[Data block]
━━━━
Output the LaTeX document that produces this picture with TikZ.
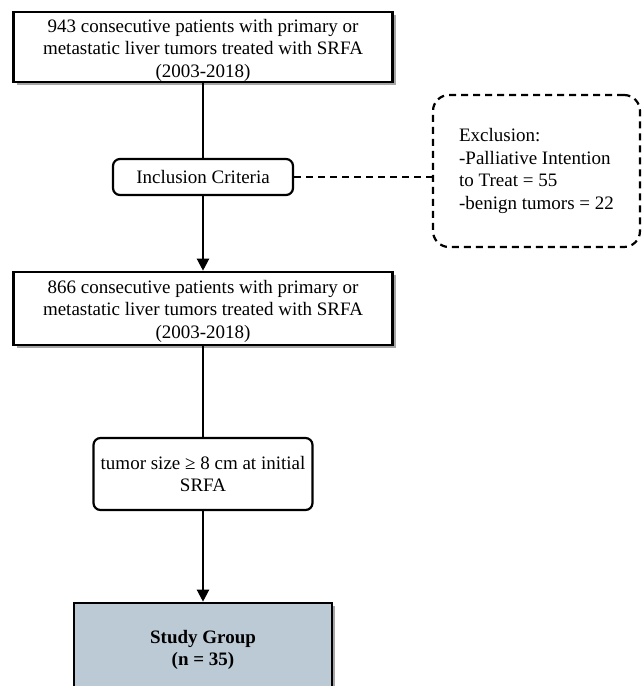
\documentclass[tikz,border=0pt]{standalone}
\usepackage{fontspec}
\setmainfont{Liberation Serif}
\usepackage{tikz}
\usetikzlibrary{positioning, shapes, arrows.meta, calc, shadows}

\begin{document}
\begin{tikzpicture}[x=1pt, y=-1pt,
    font=\fontsize{19}{22.5}\selectfont,
    box/.style={rectangle, draw, line width=2.6pt, align=center, inner sep=0pt,
      drop shadow={shadow xshift=3pt, shadow yshift=-3pt, fill=black!35, opacity=1}},
    crit/.style={rectangle, rounded corners=7pt, draw, line width=2.2pt, align=center, inner sep=0pt, fill=white},
    link/.style={line width=2.2pt},
    tip/.style={-{Triangle[length=12pt, width=12pt]}}]
                  \useasboundingbox (0,0) rectangle (641,686);

                  % Nodes
                  \node[box, fill=white, minimum width=379pt, text height=65pt, text depth=5pt] (pat943) at (203,47)
                    {943 consecutive patients with primary or\\ metastatic liver tumors treated with SRFA\\ (2003-2018)};
                  \node[crit, minimum width=180pt, minimum height=36pt] (incl) at (203,177) {Inclusion Criteria};
                  \node[rectangle, rounded corners=16pt, draw, dash pattern=on 7pt off 5pt, line width=2.2pt,
                    minimum width=207pt, minimum height=152pt, align=left, inner sep=0pt] (excl) at (536.5,171)
                    {Exclusion:\\ -Palliative Intention\\ to Treat = 55\\ -benign tumors = 22};
                  \node[box, fill=white, minimum width=379pt, text height=66pt, text depth=7pt] (pat866) at (203,308.5)
                    {866 consecutive patients with primary or\\ metastatic liver tumors treated with SRFA\\ (2003-2018)};
                  \node[crit, minimum width=219pt, minimum height=72pt] (size) at (203,474)
                    {tumor size ≥ 8 cm at initial\\ SRFA};
                  \node[box, fill={rgb,255:red,188;green,202;blue,214}, minimum width=258pt, minimum height=94pt,
                    font=\fontsize{19}{22.5}\selectfont\bfseries] (study) at (203,650)
                    {Study Group\\ (n = 35)};

                  % Arrows
                  \draw[link] (pat943) -- (incl);
                  \draw[link, tip] (incl) -- (pat866);
                  \draw[link] (pat866) -- (size);
                  \draw[link, tip] (size) -- (study);
                  \draw[link, dash pattern=on 7pt off 5pt] (incl) -- (incl -| excl.west);
              \end{tikzpicture}
\end{document}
━━━━
[Written exercise]
Repeat the listing above from its first line through the line that contains "(0,0) rectangle (641,686);", both included, and nothing more. Drop the pictures.

[Solution to the exercise]
Output the LaTeX document that produces this picture with TikZ.
\documentclass[tikz,border=0pt]{standalone}
\usepackage{fontspec}
\setmainfont{Liberation Serif}
\usepackage{tikz}
\usetikzlibrary{positioning, shapes, arrows.meta, calc, shadows}

\begin{document}
\begin{tikzpicture}[x=1pt, y=-1pt,
    font=\fontsize{19}{22.5}\selectfont,
    box/.style={rectangle, draw, line width=2.6pt, align=center, inner sep=0pt,
      drop shadow={shadow xshift=3pt, shadow yshift=-3pt, fill=black!35, opacity=1}},
    crit/.style={rectangle, rounded corners=7pt, draw, line width=2.2pt, align=center, inner sep=0pt, fill=white},
    link/.style={line width=2.2pt},
    tip/.style={-{Triangle[length=12pt, width=12pt]}}]
                  \useasboundingbox (0,0) rectangle (641,686);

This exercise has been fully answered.